The Story
Why it exists.
The beginning
The Desert Flowers collection by Jesús del Pozo took its name seriously, flowers that survive, not flowers that surrender. In 2013, perfumer Aliénor Massenet turned her attention to dahlia, a flower not typically associated with European gardens. The choice was deliberate, selecting a bloom with a character that could match the collection's intent. Bergamot and black pepper opened the composition with brightness and heat, setting a stage that felt more like a landscape before the bloom than a conventional floral introduction. Then the florals arrived, dense and deliberate, layered with intention rather than scattered for effect. The overall result carries a sense of confidence and structure, qualities that echo throughout the del Pozo aesthetic without overstating the connection.
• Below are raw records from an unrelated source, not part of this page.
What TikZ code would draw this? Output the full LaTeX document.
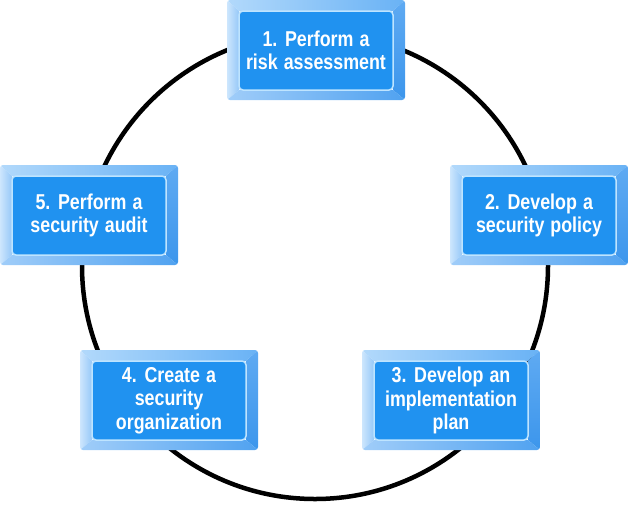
\documentclass[tikz,border=0pt]{standalone}
\usepackage{fontspec}
\newfontfamily\boxfont{Liberation Sans}[FakeStretch=0.83]
\newcommand{\boxtextfont}{\boxfont\bfseries\fontsize{21.5}{23.5}\selectfont\spaceskip=6pt plus 1pt minus 1pt\relax}
\definecolor{bevTopL}{RGB}{178,217,251}
\definecolor{bevTopR}{RGB}{105,178,245}
\definecolor{bevLeftL}{RGB}{205,230,253}
\definecolor{bevLeftR}{RGB}{150,200,248}
\definecolor{bevRightA}{RGB}{95,170,242}
\definecolor{bevRightB}{RGB}{60,150,236}
\definecolor{bevBotL}{RGB}{160,205,249}
\definecolor{bevBotR}{RGB}{80,162,240}
\definecolor{innerBlue}{RGB}{32,146,240}
\definecolor{innerEdge}{RGB}{190,228,255}
\tikzset{
  innerbox/.style={fill=innerBlue, draw=innerEdge, line width=1.5pt, rounded corners=4pt,
    minimum width=154pt, minimum height=79pt, text=white, align=center, inner sep=0pt,
    font=\boxtextfont},
  ringline/.style={draw=black, line width=4.5pt}
}
\newcommand{\bevelbox}[4]{%
  \begin{scope}[shift={(#2,#3)}]
    \begin{scope}
      \clip[rounded corners=3pt] (0,0) rectangle (178,100);
      \shade[left color=bevTopL, right color=bevTopR] (0,0) -- (178,0) -- (166,11) -- (12,11) -- cycle;
      \shade[left color=bevLeftL, right color=bevLeftR] (0,0) -- (12,11) -- (12,90) -- (0,100) -- cycle;
      \shade[top color=bevRightA, bottom color=bevRightB] (178,0) -- (178,100) -- (166,90) -- (166,11) -- cycle;
      \shade[left color=bevBotL, right color=bevBotR] (0,100) -- (178,100) -- (166,90) -- (12,90) -- cycle;
    \end{scope}
    \node[innerbox] (#1) at (89,50.5) {#4};
  \end{scope}}
\begin{document}
\begin{tikzpicture}[x=1pt, y=-1pt]
  \useasboundingbox (0,0) rectangle (629,504);
  \draw[ringline] (315,266) circle[radius=233pt];
  \bevelbox{s1}{227}{0}{1. Perform a\\risk assessment}
  \bevelbox{s2}{450}{165}{2. Develop a\\security policy}
  \bevelbox{s3}{362}{350}{3. Develop an\\implementation\\plan}
  \bevelbox{s4}{80}{350}{4. Create a\\security\\organization}
  \bevelbox{s5}{0}{165}{5. Perform a\\security audit}
\end{tikzpicture}
\end{document}
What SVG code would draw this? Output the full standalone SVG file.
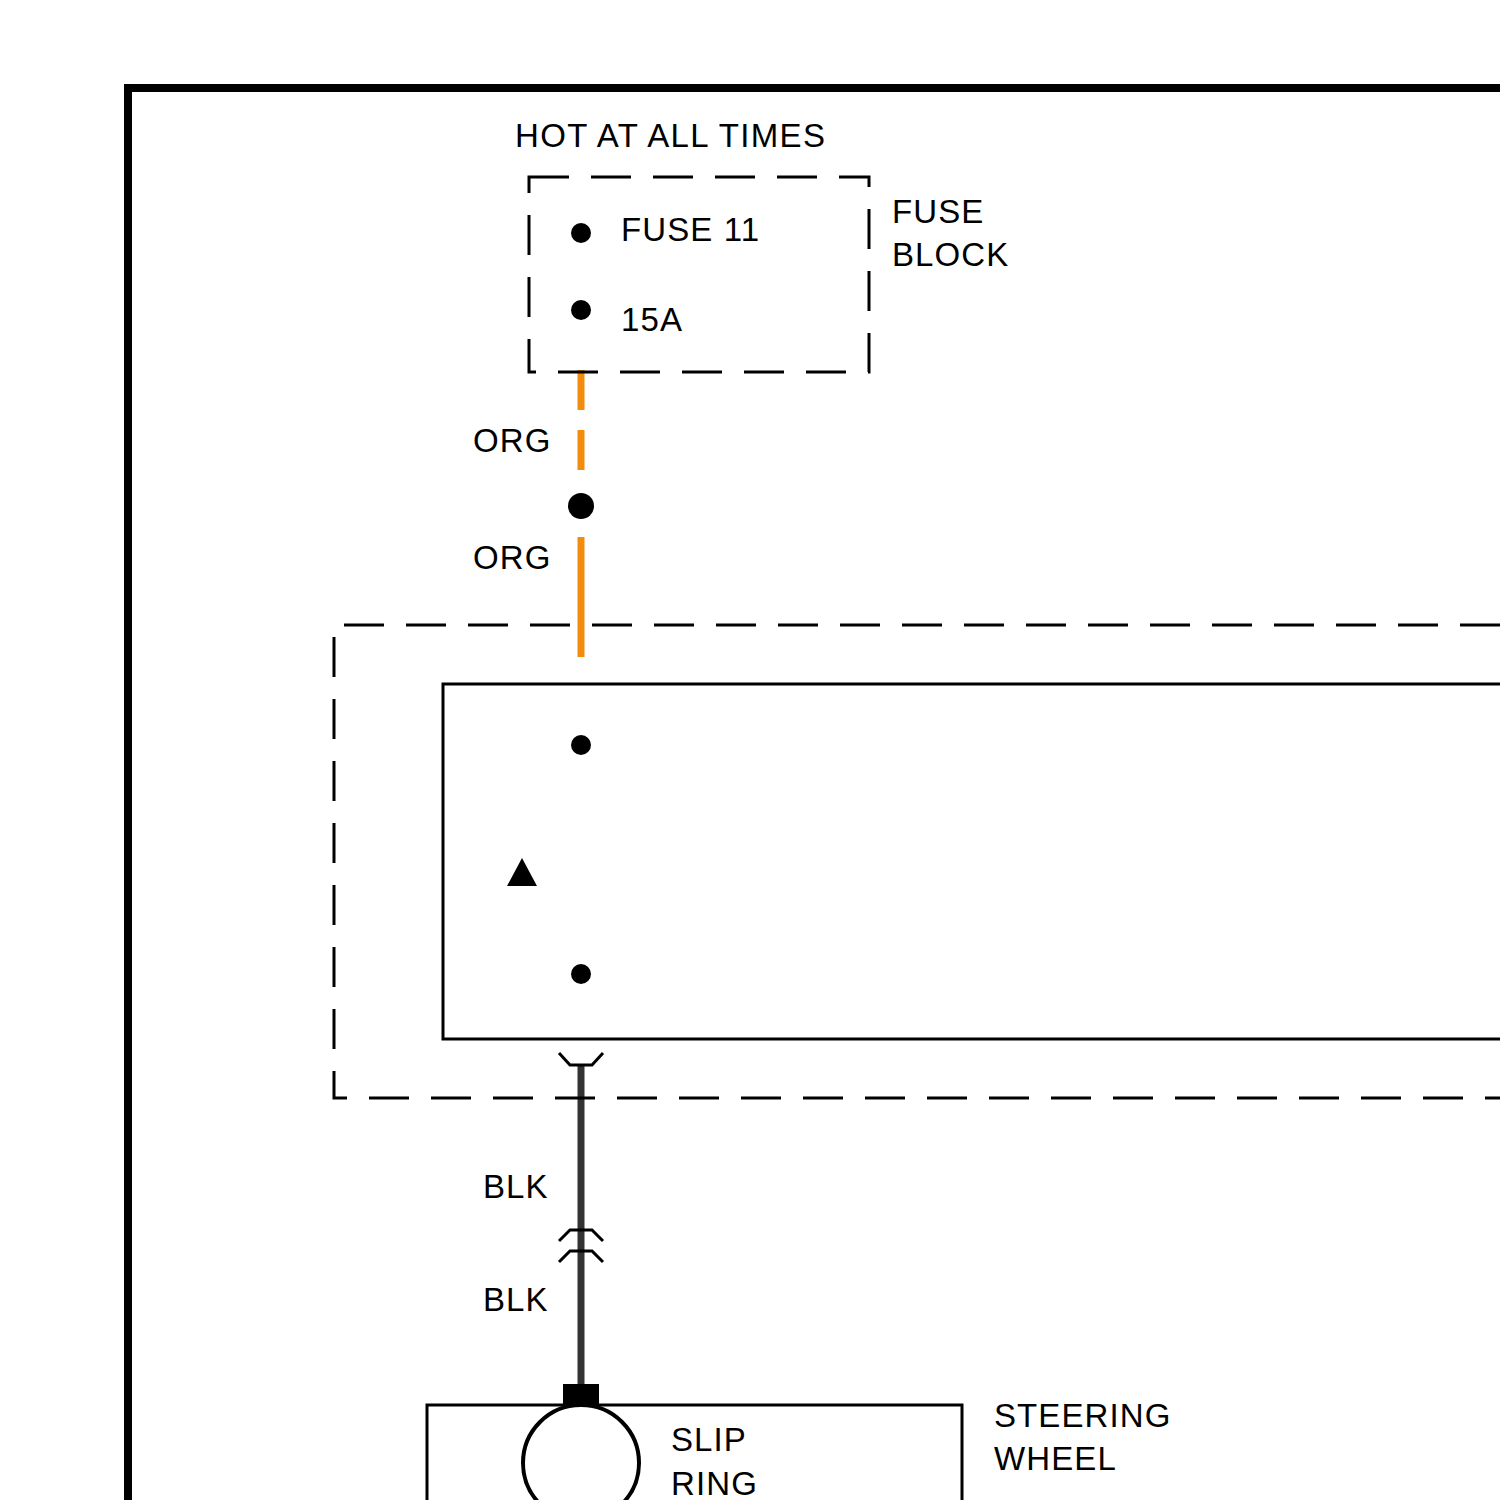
<svg xmlns="http://www.w3.org/2000/svg" width="1500" height="1500" viewBox="0 0 1500 1500">
<style>
text{font-family:"Liberation Sans",Arial,sans-serif;font-size:33px;fill:#000;letter-spacing:1.1px}
.dash{fill:none;stroke:#000;stroke-width:3;stroke-dasharray:40 22}
.solid{fill:none;stroke:#000;stroke-width:3}
.conn{fill:none;stroke:#000;stroke-width:3}
</style>
<rect width="1500" height="1500" fill="#fff"/>
<path d="M128,1500 V88 H1500" fill="none" stroke="#000" stroke-width="8"/>
<g id="connectors">
<line x1="581" y1="370" x2="581" y2="472" stroke="#f28c0f" stroke-width="7" stroke-dasharray="40 20"/>
<line x1="581" y1="537" x2="581" y2="657" stroke="#f28c0f" stroke-width="7"/>
<line x1="581" y1="1065" x2="581" y2="1386" stroke="#333" stroke-width="7"/>
</g>
<g id="fuse-block">
<rect x="529" y="177" width="340" height="195" class="dash"/>
<circle cx="581" cy="233" r="10"/>
<circle cx="581" cy="310" r="10"/>
<text x="515" y="147" textLength="311">HOT AT ALL TIMES</text>
<text x="621" y="241">FUSE 11</text>
<text x="621" y="331">15A</text>
<text x="892" y="223">FUSE</text>
<text x="892" y="266">BLOCK</text>
</g>
<g id="splice">
<circle cx="581" cy="506" r="13"/>
<text x="473" y="452">ORG</text>
<text x="473" y="569">ORG</text>
</g>
<g id="module">
<path d="M1500,625 H334 V1098 H1500" class="dash"/>
<path d="M1500,684 H443 V1039 H1500" class="solid"/>
<circle cx="581" cy="745" r="10"/>
<circle cx="581" cy="974" r="10"/>
<polygon points="522,858 507,886 537,886"/>
<polyline points="559,1053 570,1065 592,1065 603,1053" class="conn"/>
</g>
<g id="inline-connector">
<polyline points="559,1241 570,1230 592,1230 603,1241" class="conn"/>
<polyline points="559,1262 570,1251 592,1251 603,1262" class="conn"/>
<text x="483" y="1198">BLK</text>
<text x="483" y="1311">BLK</text>
</g>
<g id="steering-wheel">
<rect x="563" y="1384" width="36" height="22"/>
<path d="M427,1500 V1405 H962 V1500" class="solid"/>
<circle cx="581" cy="1463" r="58" fill="none" stroke="#000" stroke-width="4"/>
<text x="671" y="1451">SLIP</text>
<text x="671" y="1495">RING</text>
<text x="994" y="1427">STEERING</text>
<text x="994" y="1470">WHEEL</text>
</g>
</svg>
What makes Desert Flowers Dahlia unusual isn't the tuberose, that material is nearly unavoidable in this register, it's the dahlia itself. As a named note in perfumery, dahlia appears less frequently than more traditional florals. Massenet's interpretation gives the note a distinctive character, more green and stem-like than purely petal-driven, which keeps the heart from becoming merely sweet. The pepper in the top and the cypress in the base introduce a savory quality that adds complexity to the white floral heart.
The evolution
The first thirty minutes announce themselves with neroli and bergamot arriving bright and citrusy, the pepper cutting through before you fully settle into the florals. By the second phase, the heart takes over. Dahlia, tuberose, and jasmine layer together, dense and insistent. This is not a fragrance that develops quietly. Then the base arrives, and the composition shifts. Oud settles in like worn leather, patchouli adds earth and weight, cypress keeps a green thread alive through the drydown, and suede provides warmth without sweetness. The florals don't disappear entirely, they recede, becoming part of the composition rather than dominating it. After several hours, you're left with a warm, intimate skin scent: suede, faint patchouli, a ghost of tuberose sweetness. This drydown is where the fragrance finds its most personal expression, close and persistent.
Cultural impact
The launch of Desert Flowers Dahlia brought an unusually complex white floral oriental to the Jesús del Pozo fragrance lineup. Massenet's composition created a white floral fragrance with more structural complexity than purely decorative florals typically offer. The mineral-green quality given to the dahlia note alongside creamy tuberose intensity gave the fragrance a distinctive character within its category.